* EXERCISE REQUIREMENTS *
Set down the data below without change, skipping the pictures it holds.

# PROVIDED MATERIAL start

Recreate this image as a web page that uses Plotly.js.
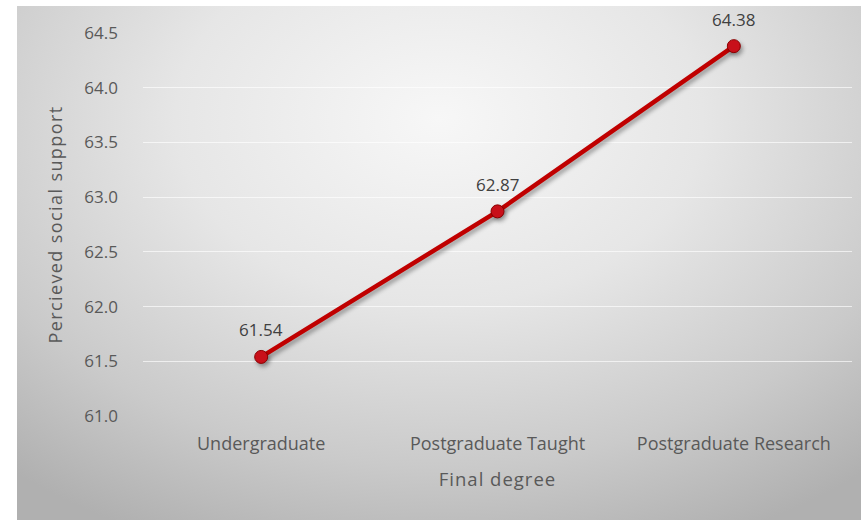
<!DOCTYPE html>
<html>
<head>
<meta charset="utf-8">
<script src="https://cdn.plot.ly/plotly-3.0.1.min.js"></script>
<style>
  html, body { margin: 0; padding: 0; background: #ffffff; }
  #wrap { position: relative; width: 861px; height: 520px; }
  #bg {
    position: absolute; left: 17px; top: 6px; width: 844px; height: 514px;
    background: radial-gradient(ellipse 78% 90% at 50% 22%, #f7f7f7 0%, #e6e6e6 40%, #cacaca 75%, #b0b0b0 100%);
  }
  #chart { position: absolute; left: 0; top: 0; width: 861px; height: 520px; }
  /* soft drop shadow under the series line and markers */
  #chart .scatterlayer .trace path.js-line { filter: drop-shadow(2px 3px 2px rgba(0,0,0,0.35)); }
  #chart .scatterlayer .trace .points path { filter: drop-shadow(2px 3px 2px rgba(0,0,0,0.35)); }
  /* airy axis titles */
  #chart .g-ytitle text { letter-spacing: 1.4px; }
  #chart .g-xtitle text { letter-spacing: 1px; }
</style>
</head>
<body>
<div id="wrap">
  <div id="bg"></div>
  <div id="chart"></div>
</div>
<script>
// Mean perceived social support by final degree
const degrees = ["Undergraduate", "Postgraduate Taught", "Postgraduate Research"];
const support = [61.54, 62.87, 64.38];
const yTicks = [61.0, 61.5, 62.0, 62.5, 63.0, 63.5, 64.0, 64.5];

const fontFamily = "'Open Sans', 'Noto Sans', sans-serif";

const trace = {
  type: "scatter",
  mode: "lines+markers",
  x: degrees,
  y: support,
  line: { color: "#c00000", width: 4.5 },
  marker: { color: "#c8101a", size: 13, line: { color: "#8a0000", width: 1 } },
  cliponaxis: false,
  hoverinfo: "x+y"
};

// value labels above each point
const labels = degrees.map((d, i) => ({
  x: d,
  y: support[i],
  text: support[i].toFixed(2),
  showarrow: false,
  yshift: 27,
  font: { family: fontFamily, size: 17, color: "#404040" }
}));

const layout = {
  width: 861,
  height: 520,
  margin: { l: 143, r: 9, t: 33, b: 104 },
  paper_bgcolor: "rgba(0,0,0,0)",
  plot_bgcolor: "rgba(0,0,0,0)",
  showlegend: false,
  font: { family: fontFamily, color: "#595959", size: 17 },
  annotations: labels,
  xaxis: {
    type: "category",
    range: [-0.5, 2.5],
    showgrid: false,
    zeroline: false,
    showline: false,
    ticks: "",
    tickfont: { family: fontFamily, size: 18, color: "#595959" },
    ticklabelstandoff: 15,
    title: { text: "Final degree", font: { family: fontFamily, size: 18.5, color: "#595959" }, standoff: 19 }
  },
  yaxis: {
    range: [61.0, 64.5],
    tickvals: yTicks,
    ticktext: yTicks.map(v => v.toFixed(1)),
    showgrid: true,
    gridcolor: "rgba(255,255,255,0.65)",
    gridwidth: 1,
    zeroline: false,
    showline: false,
    ticks: "",
    ticklabelstandoff: 24,
    tickfont: { family: fontFamily, size: 17, color: "#595959" },
    title: { text: "Percieved social support", font: { family: fontFamily, size: 18, color: "#595959" }, standoff: 17 }
  }
};

Plotly.newPlot("chart", [trace], layout, { displayModeBar: false, staticPlot: true });
</script>
</body>
</html>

# PROVIDED MATERIAL end

* COMPLETED TASK *
Recreate this image as a web page that uses Plotly.js.
<!DOCTYPE html>
<html>
<head>
<meta charset="utf-8">
<script src="https://cdn.plot.ly/plotly-3.0.1.min.js"></script>
<style>
  html, body { margin: 0; padding: 0; background: #ffffff; }
  #wrap { position: relative; width: 861px; height: 520px; }
  #bg {
    position: absolute; left: 17px; top: 6px; width: 844px; height: 514px;
    background: radial-gradient(ellipse 78% 90% at 50% 22%, #f7f7f7 0%, #e6e6e6 40%, #cacaca 75%, #b0b0b0 100%);
  }
  #chart { position: absolute; left: 0; top: 0; width: 861px; height: 520px; }
  /* soft drop shadow under the series line and markers */
  #chart .scatterlayer .trace path.js-line { filter: drop-shadow(2px 3px 2px rgba(0,0,0,0.35)); }
  #chart .scatterlayer .trace .points path { filter: drop-shadow(2px 3px 2px rgba(0,0,0,0.35)); }
  /* airy axis titles */
  #chart .g-ytitle text { letter-spacing: 1.4px; }
  #chart .g-xtitle text { letter-spacing: 1px; }
</style>
</head>
<body>
<div id="wrap">
  <div id="bg"></div>
  <div id="chart"></div>
</div>
<script>
// Mean perceived social support by final degree
const degrees = ["Undergraduate", "Postgraduate Taught", "Postgraduate Research"];
const support = [61.54, 62.87, 64.38];
const yTicks = [61.0, 61.5, 62.0, 62.5, 63.0, 63.5, 64.0, 64.5];

const fontFamily = "'Open Sans', 'Noto Sans', sans-serif";

const trace = {
  type: "scatter",
  mode: "lines+markers",
  x: degrees,
  y: support,
  line: { color: "#c00000", width: 4.5 },
  marker: { color: "#c8101a", size: 13, line: { color: "#8a0000", width: 1 } },
  cliponaxis: false,
  hoverinfo: "x+y"
};

// value labels above each point
const labels = degrees.map((d, i) => ({
  x: d,
  y: support[i],
  text: support[i].toFixed(2),
  showarrow: false,
  yshift: 27,
  font: { family: fontFamily, size: 17, color: "#404040" }
}));

const layout = {
  width: 861,
  height: 520,
  margin: { l: 143, r: 9, t: 33, b: 104 },
  paper_bgcolor: "rgba(0,0,0,0)",
  plot_bgcolor: "rgba(0,0,0,0)",
  showlegend: false,
  font: { family: fontFamily, color: "#595959", size: 17 },
  annotations: labels,
  xaxis: {
    type: "category",
    range: [-0.5, 2.5],
    showgrid: false,
    zeroline: false,
    showline: false,
    ticks: "",
    tickfont: { family: fontFamily, size: 18, color: "#595959" },
    ticklabelstandoff: 15,
    title: { text: "Final degree", font: { family: fontFamily, size: 18.5, color: "#595959" }, standoff: 19 }
  },
  yaxis: {
    range: [61.0, 64.5],
    tickvals: yTicks,
    ticktext: yTicks.map(v => v.toFixed(1)),
    showgrid: true,
    gridcolor: "rgba(255,255,255,0.65)",
    gridwidth: 1,
    zeroline: false,
    showline: false,
    ticks: "",
    ticklabelstandoff: 24,
    tickfont: { family: fontFamily, size: 17, color: "#595959" },
    title: { text: "Percieved social support", font: { family: fontFamily, size: 18, color: "#595959" }, standoff: 17 }
  }
};

Plotly.newPlot("chart", [trace], layout, { displayModeBar: false, staticPlot: true });
</script>
</body>
</html>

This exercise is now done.